EXERCISE DIRECTIONS:
From the listing that follows, output everything exactly except the pictures.

GIVEN MATERIAL:
--- begin ---
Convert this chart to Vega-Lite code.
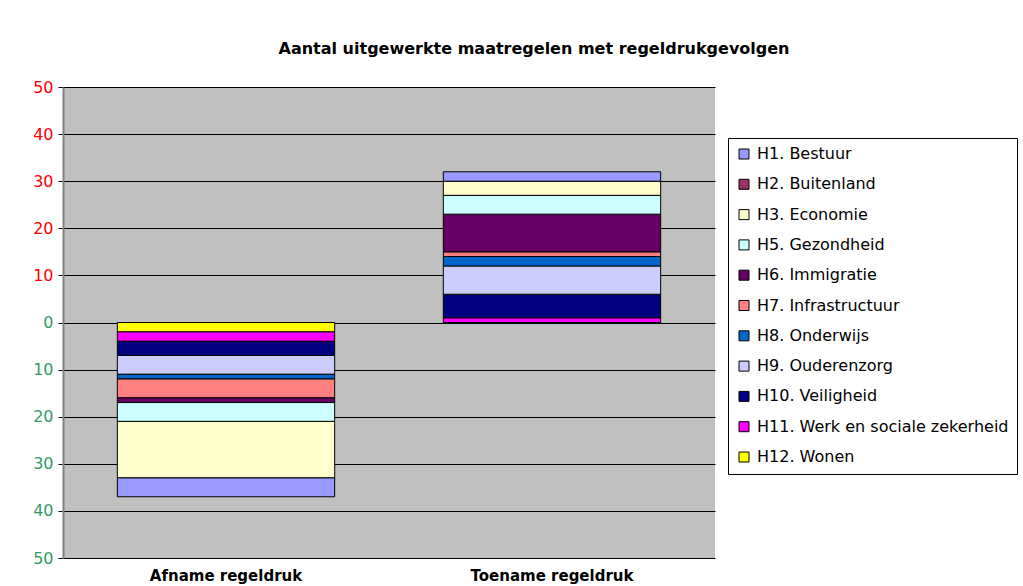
{
  "$schema": "https://vega.github.io/schema/vega-lite/v6.json",
  "autosize": "none",
  "width": 652,
  "height": 471,
  "padding": {"left": 63, "top": 87, "right": 308, "bottom": 28},
  "background": "white",
  "title": {
    "text": "Aantal uitgewerkte maatregelen met regeldrukgevolgen",
    "font": "DejaVu Sans",
    "fontSize": 16,
    "fontWeight": "bold",
    "color": "black",
    "anchor": "middle",
    "frame": "group",
    "dx": 145,
    "offset": 22
  },
  "data": {
    "values": [
      {"groep": "Afname regeldruk", "hoofdstuk": "H12. Wonen", "idx": 12, "aantal": -2},
      {"groep": "Afname regeldruk", "hoofdstuk": "H11. Werk en sociale zekerheid", "idx": 11, "aantal": -2},
      {"groep": "Afname regeldruk", "hoofdstuk": "H10. Veiligheid", "idx": 10, "aantal": -3},
      {"groep": "Afname regeldruk", "hoofdstuk": "H9. Ouderenzorg", "idx": 9, "aantal": -4},
      {"groep": "Afname regeldruk", "hoofdstuk": "H8. Onderwijs", "idx": 8, "aantal": -1},
      {"groep": "Afname regeldruk", "hoofdstuk": "H7. Infrastructuur", "idx": 7, "aantal": -4},
      {"groep": "Afname regeldruk", "hoofdstuk": "H6. Immigratie", "idx": 6, "aantal": -1},
      {"groep": "Afname regeldruk", "hoofdstuk": "H5. Gezondheid", "idx": 5, "aantal": -4},
      {"groep": "Afname regeldruk", "hoofdstuk": "H3. Economie", "idx": 3, "aantal": -12},
      {"groep": "Afname regeldruk", "hoofdstuk": "H1. Bestuur", "idx": 1, "aantal": -4},
      {"groep": "Toename regeldruk", "hoofdstuk": "H11. Werk en sociale zekerheid", "idx": 11, "aantal": 1},
      {"groep": "Toename regeldruk", "hoofdstuk": "H10. Veiligheid", "idx": 10, "aantal": 5},
      {"groep": "Toename regeldruk", "hoofdstuk": "H9. Ouderenzorg", "idx": 9, "aantal": 6},
      {"groep": "Toename regeldruk", "hoofdstuk": "H8. Onderwijs", "idx": 8, "aantal": 2},
      {"groep": "Toename regeldruk", "hoofdstuk": "H7. Infrastructuur", "idx": 7, "aantal": 1},
      {"groep": "Toename regeldruk", "hoofdstuk": "H6. Immigratie", "idx": 6, "aantal": 8},
      {"groep": "Toename regeldruk", "hoofdstuk": "H5. Gezondheid", "idx": 5, "aantal": 4},
      {"groep": "Toename regeldruk", "hoofdstuk": "H3. Economie", "idx": 3, "aantal": 3},
      {"groep": "Toename regeldruk", "hoofdstuk": "H1. Bestuur", "idx": 1, "aantal": 2}
    ]
  },
  "mark": {"type": "bar", "stroke": "black", "strokeWidth": 1},
  "encoding": {
    "x": {
      "field": "groep",
      "type": "nominal",
      "sort": ["Afname regeldruk", "Toename regeldruk"],
      "scale": {"paddingInner": 0.3333, "paddingOuter": 0.16667},
      "axis": {
        "title": null,
        "labelAngle": 0,
        "labelFont": "DejaVu Sans",
        "labelFontSize": 15,
        "labelFontWeight": "bold",
        "labelColor": "black",
        "ticks": false,
        "domain": false,
        "labelPadding": 10
      }
    },
    "y": {
      "field": "aantal",
      "type": "quantitative",
      "stack": "zero",
      "scale": {"domain": [-50, 50], "nice": false, "zero": true},
      "axis": {
        "title": null,
        "values": [-50, -40, -30, -20, -10, 0, 10, 20, 30, 40, 50],
        "labelExpr": "abs(datum.value)",
        "labelColor": {"expr": "datum.value > 0 ? '#ff0000' : '#339966'"},
        "labelFont": "DejaVu Sans",
        "labelFontSize": 16,
        "labelPadding": 5,
        "tickSize": 5,
        "tickColor": "black",
        "domainColor": "#808080",
        "domainWidth": 2,
        "grid": true,
        "gridColor": "black",
        "gridWidth": 1,
        "gridOpacity": 1
      }
    },
    "color": {
      "field": "hoofdstuk",
      "type": "nominal",
      "scale": {
        "domain": ["H1. Bestuur", "H2. Buitenland", "H3. Economie", "H5. Gezondheid", "H6. Immigratie", "H7. Infrastructuur", "H8. Onderwijs", "H9. Ouderenzorg", "H10. Veiligheid", "H11. Werk en sociale zekerheid", "H12. Wonen"],
        "range": ["#9999FF", "#993366", "#FFFFCC", "#CCFFFF", "#660066", "#FF8080", "#0066CC", "#CCCCFF", "#000080", "#FF00FF", "#FFFF00"]
      },
      "legend": {
        "title": null,
        "orient": "none",
        "legendX": 665,
        "legendY": 51,
        "padding": 8,
        "strokeColor": "black",
        "fillColor": "white",
        "symbolType": "square",
        "symbolSize": 100,
        "symbolStrokeColor": "black",
        "symbolStrokeWidth": 1,
        "symbolOpacity": 1,
        "labelFont": "DejaVu Sans",
        "labelFontSize": 16,
        "labelColor": "black",
        "labelOffset": 5,
        "rowPadding": 14.3,
        "labelLimit": 300
      }
    },
    "order": {"field": "idx", "type": "quantitative", "sort": "descending"}
  },
  "config": {
    "view": {"fill": "#C0C0C0", "stroke": null}
  }
}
--- end ---
THE ANSWER:
Convert this chart to Vega-Lite code.
{
  "$schema": "https://vega.github.io/schema/vega-lite/v6.json",
  "autosize": "none",
  "width": 652,
  "height": 471,
  "padding": {"left": 63, "top": 87, "right": 308, "bottom": 28},
  "background": "white",
  "title": {
    "text": "Aantal uitgewerkte maatregelen met regeldrukgevolgen",
    "font": "DejaVu Sans",
    "fontSize": 16,
    "fontWeight": "bold",
    "color": "black",
    "anchor": "middle",
    "frame": "group",
    "dx": 145,
    "offset": 22
  },
  "data": {
    "values": [
      {"groep": "Afname regeldruk", "hoofdstuk": "H12. Wonen", "idx": 12, "aantal": -2},
      {"groep": "Afname regeldruk", "hoofdstuk": "H11. Werk en sociale zekerheid", "idx": 11, "aantal": -2},
      {"groep": "Afname regeldruk", "hoofdstuk": "H10. Veiligheid", "idx": 10, "aantal": -3},
      {"groep": "Afname regeldruk", "hoofdstuk": "H9. Ouderenzorg", "idx": 9, "aantal": -4},
      {"groep": "Afname regeldruk", "hoofdstuk": "H8. Onderwijs", "idx": 8, "aantal": -1},
      {"groep": "Afname regeldruk", "hoofdstuk": "H7. Infrastructuur", "idx": 7, "aantal": -4},
      {"groep": "Afname regeldruk", "hoofdstuk": "H6. Immigratie", "idx": 6, "aantal": -1},
      {"groep": "Afname regeldruk", "hoofdstuk": "H5. Gezondheid", "idx": 5, "aantal": -4},
      {"groep": "Afname regeldruk", "hoofdstuk": "H3. Economie", "idx": 3, "aantal": -12},
      {"groep": "Afname regeldruk", "hoofdstuk": "H1. Bestuur", "idx": 1, "aantal": -4},
      {"groep": "Toename regeldruk", "hoofdstuk": "H11. Werk en sociale zekerheid", "idx": 11, "aantal": 1},
      {"groep": "Toename regeldruk", "hoofdstuk": "H10. Veiligheid", "idx": 10, "aantal": 5},
      {"groep": "Toename regeldruk", "hoofdstuk": "H9. Ouderenzorg", "idx": 9, "aantal": 6},
      {"groep": "Toename regeldruk", "hoofdstuk": "H8. Onderwijs", "idx": 8, "aantal": 2},
      {"groep": "Toename regeldruk", "hoofdstuk": "H7. Infrastructuur", "idx": 7, "aantal": 1},
      {"groep": "Toename regeldruk", "hoofdstuk": "H6. Immigratie", "idx": 6, "aantal": 8},
      {"groep": "Toename regeldruk", "hoofdstuk": "H5. Gezondheid", "idx": 5, "aantal": 4},
      {"groep": "Toename regeldruk", "hoofdstuk": "H3. Economie", "idx": 3, "aantal": 3},
      {"groep": "Toename regeldruk", "hoofdstuk": "H1. Bestuur", "idx": 1, "aantal": 2}
    ]
  },
  "mark": {"type": "bar", "stroke": "black", "strokeWidth": 1},
  "encoding": {
    "x": {
      "field": "groep",
      "type": "nominal",
      "sort": ["Afname regeldruk", "Toename regeldruk"],
      "scale": {"paddingInner": 0.3333, "paddingOuter": 0.16667},
      "axis": {
        "title": null,
        "labelAngle": 0,
        "labelFont": "DejaVu Sans",
        "labelFontSize": 15,
        "labelFontWeight": "bold",
        "labelColor": "black",
        "ticks": false,
        "domain": false,
        "labelPadding": 10
      }
    },
    "y": {
      "field": "aantal",
      "type": "quantitative",
      "stack": "zero",
      "scale": {"domain": [-50, 50], "nice": false, "zero": true},
      "axis": {
        "title": null,
        "values": [-50, -40, -30, -20, -10, 0, 10, 20, 30, 40, 50],
        "labelExpr": "abs(datum.value)",
        "labelColor": {"expr": "datum.value > 0 ? '#ff0000' : '#339966'"},
        "labelFont": "DejaVu Sans",
        "labelFontSize": 16,
        "labelPadding": 5,
        "tickSize": 5,
        "tickColor": "black",
        "domainColor": "#808080",
        "domainWidth": 2,
        "grid": true,
        "gridColor": "black",
        "gridWidth": 1,
        "gridOpacity": 1
      }
    },
    "color": {
      "field": "hoofdstuk",
      "type": "nominal",
      "scale": {
        "domain": ["H1. Bestuur", "H2. Buitenland", "H3. Economie", "H5. Gezondheid", "H6. Immigratie", "H7. Infrastructuur", "H8. Onderwijs", "H9. Ouderenzorg", "H10. Veiligheid", "H11. Werk en sociale zekerheid", "H12. Wonen"],
        "range": ["#9999FF", "#993366", "#FFFFCC", "#CCFFFF", "#660066", "#FF8080", "#0066CC", "#CCCCFF", "#000080", "#FF00FF", "#FFFF00"]
      },
      "legend": {
        "title": null,
        "orient": "none",
        "legendX": 665,
        "legendY": 51,
        "padding": 8,
        "strokeColor": "black",
        "fillColor": "white",
        "symbolType": "square",
        "symbolSize": 100,
        "symbolStrokeColor": "black",
        "symbolStrokeWidth": 1,
        "symbolOpacity": 1,
        "labelFont": "DejaVu Sans",
        "labelFontSize": 16,
        "labelColor": "black",
        "labelOffset": 5,
        "rowPadding": 14.3,
        "labelLimit": 300
      }
    },
    "order": {"field": "idx", "type": "quantitative", "sort": "descending"}
  },
  "config": {
    "view": {"fill": "#C0C0C0", "stroke": null}
  }
}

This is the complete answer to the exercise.